Grants and Contributions:
Grant or Award spanning more than one fiscal year. (2017-2018 to 2022-2023)
Response-Dependent Two-Phase Designs for Dynamic Processes
I will develop innovative ways of selecting individuals for biomarker sub-studies in large cohorts aimed at examining the relationship between genetic and serum biomarkers to longitudinal responses which may involve repeated measures and time-to-event data. Phase I samples involve the collection of longitudinal or life history data along with specimens stored in biobanks. Phase II samples are defined by the set of individuals for whom the stored specimens are assayed and can then be used in analyses. Algorithms for the optimal selection of Phase II samples will be developed based on large sample theory with different selection models obtained depending on the framework for the longitudinal analysis (i.e. marginal analyses, hierarchical mixed effect models, transition models). Methods for the secondary analysis of data from case-cohort designs will also be developed using likelihood and weighted estimating functions to correct for biased samples. The case-cohort and nested case-control designs will be generalized to deal with more complex multi-state disease processes.

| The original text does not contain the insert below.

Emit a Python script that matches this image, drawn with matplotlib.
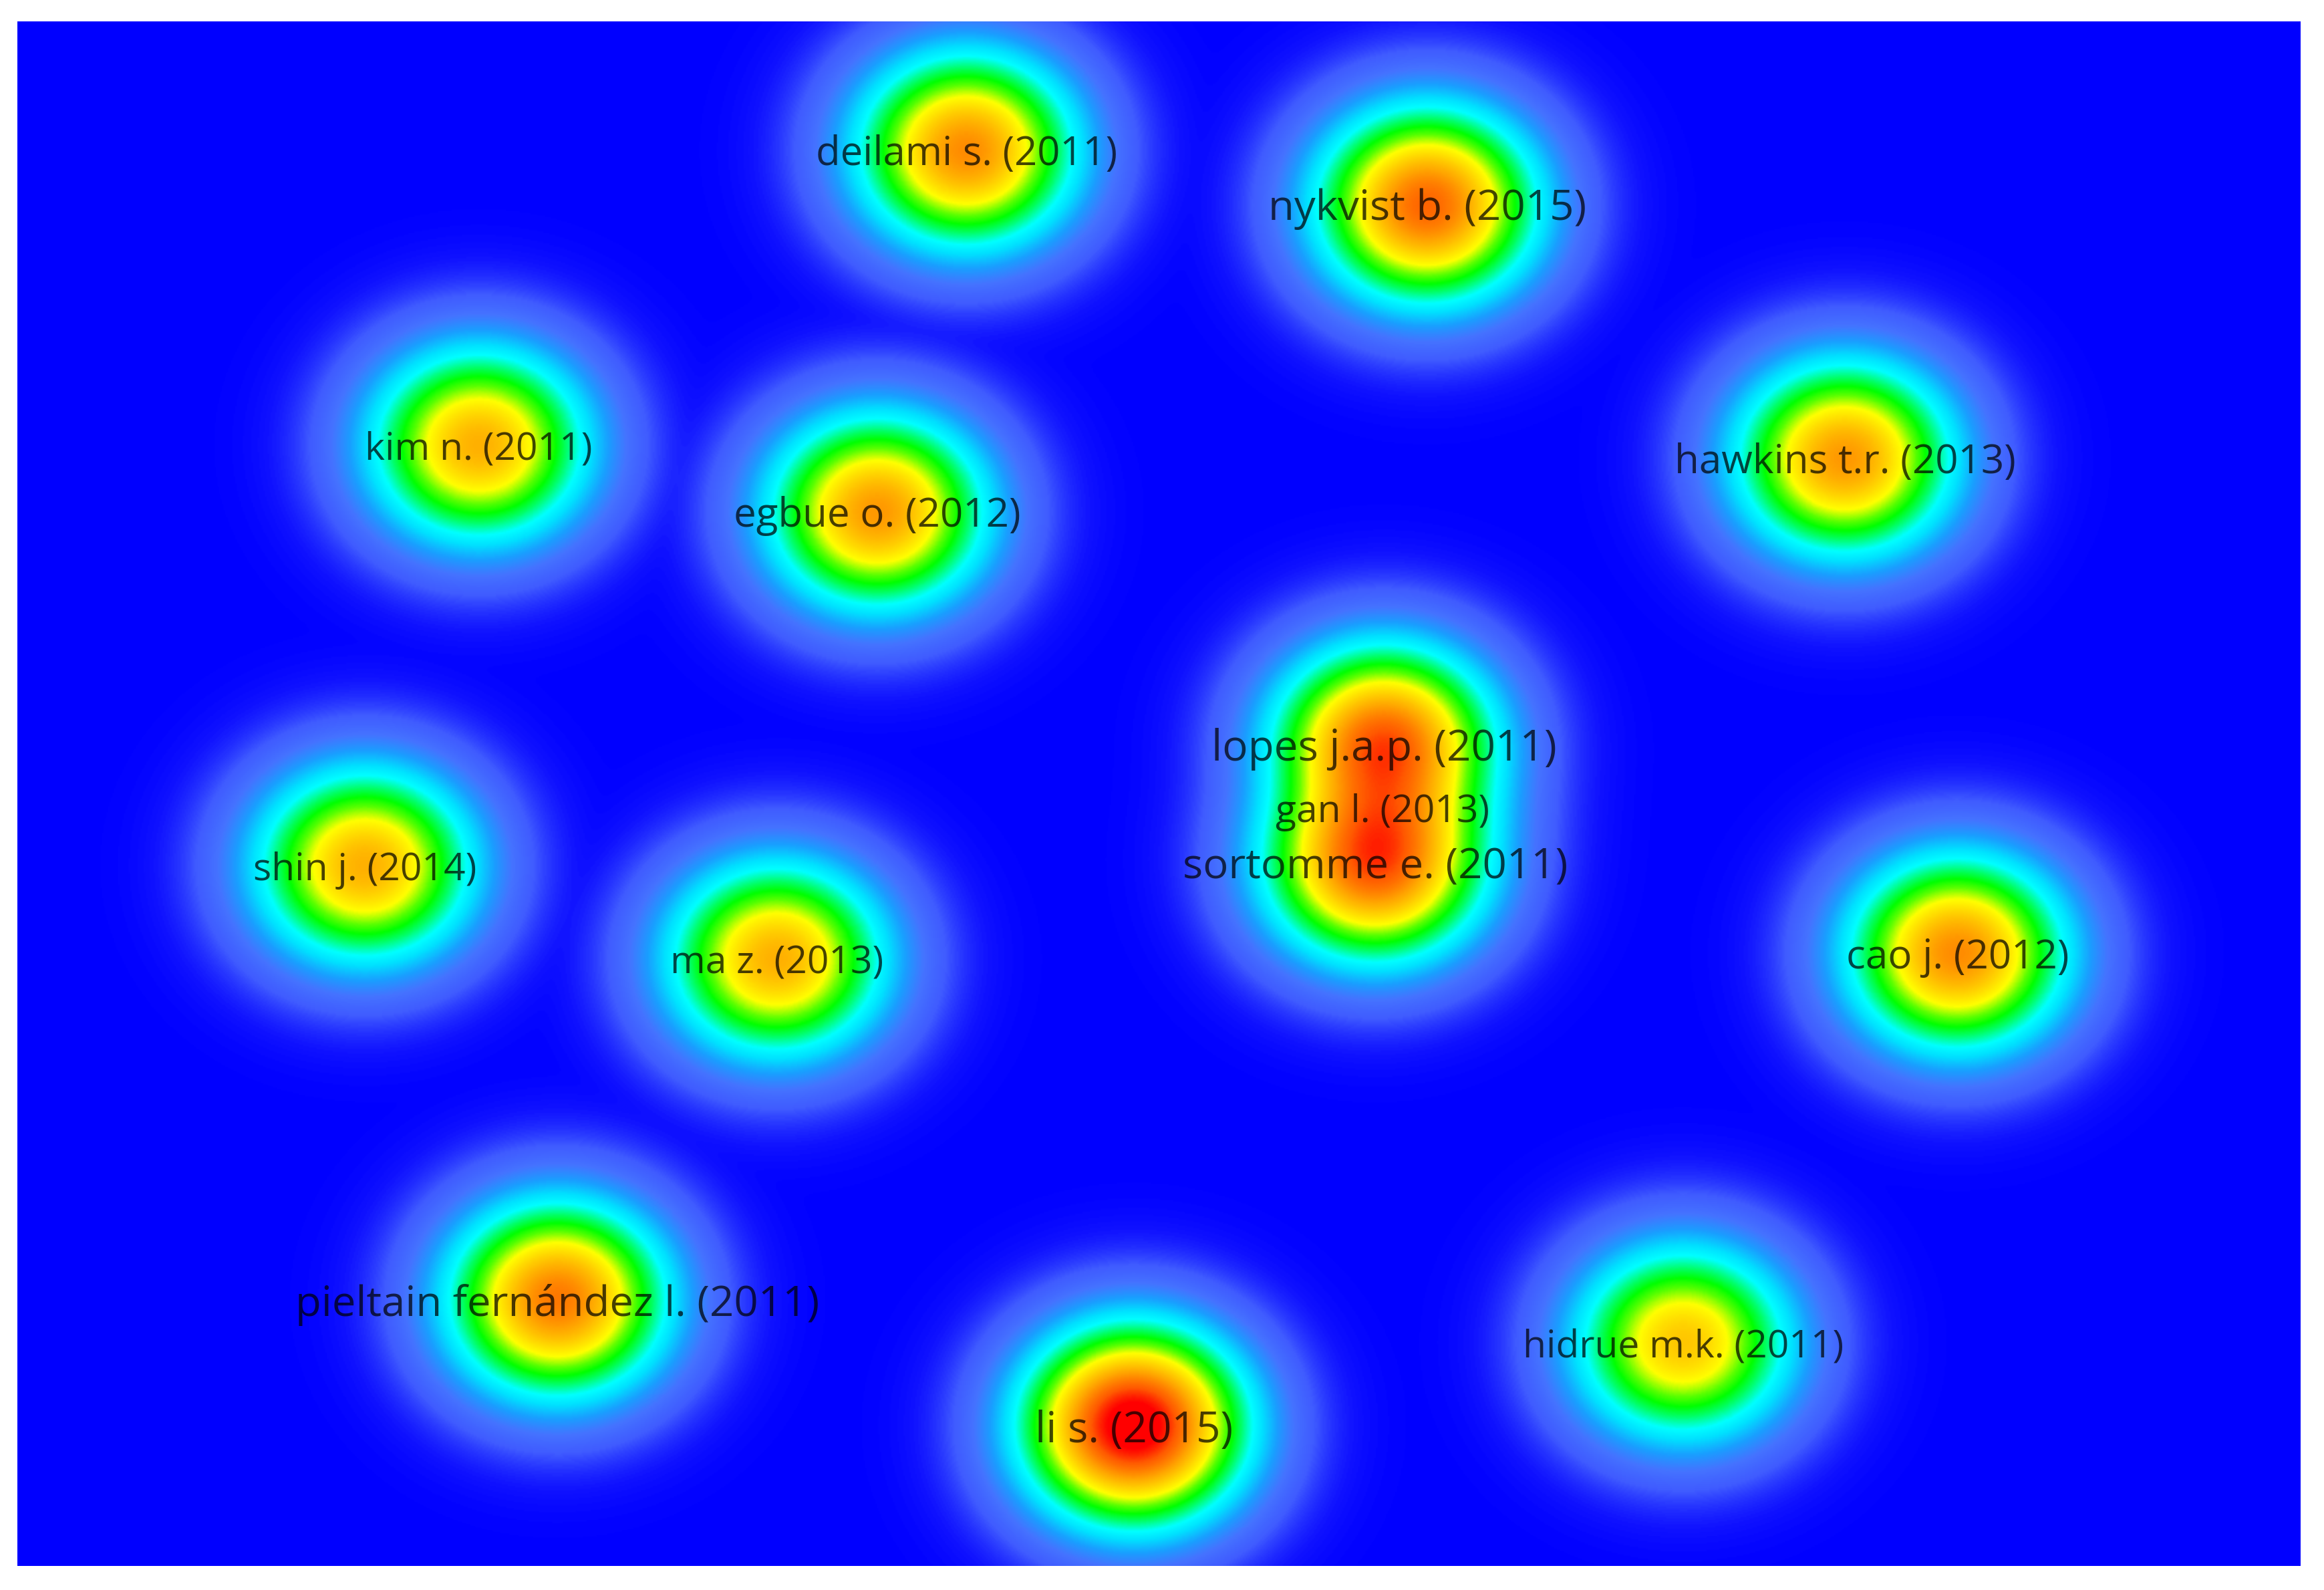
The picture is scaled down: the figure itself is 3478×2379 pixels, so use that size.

Efficient Design of Tracing Studies for Cohorts with Attrition
I will develop frameworks for the efficient design of tracing studies geared toward the collection of auxiliary data on the disease and withdrawal process in cohort studies. These data facilitate correction for biases arising from data which are MNAR and enhance efficiency. Frameworks for analysis include illness-death models where interest lies in the development of co-morbidities or disease complications, progressive models for degenerative conditions, and survival models. Use of auxiliary covariate data and inverse probability weights will ensure valid inference. If individuals do not consent to be traced then additional weights for non-response will be incorporated. Moreover traced individuals may only provide partial or surrogate responses, in which case methods accommodating incomplete or mismeasured responses will warrant development.
Design and Analysis of Family Studies with Auxiliary Data
Genetic, phenotype (e.g. age of onset) and auxiliary data can be exploited to develop efficient selection models for choosing probands from disease registries for inclusion in family studies. I will develop sample selection models which incorporate such information, as well as possible surrogate summary proband-reported data on family members. The biased sample scheme employed in family studies means there is little information on disease onset times. I will explore the utility of auxiliary data in the development of score tests of genetic associations. While work has been carried out on the analysis of family data for binary and time-to-event outcomes, little has been done for modeling within-family dependencies in more complex multistage disease processes; I will focus on this.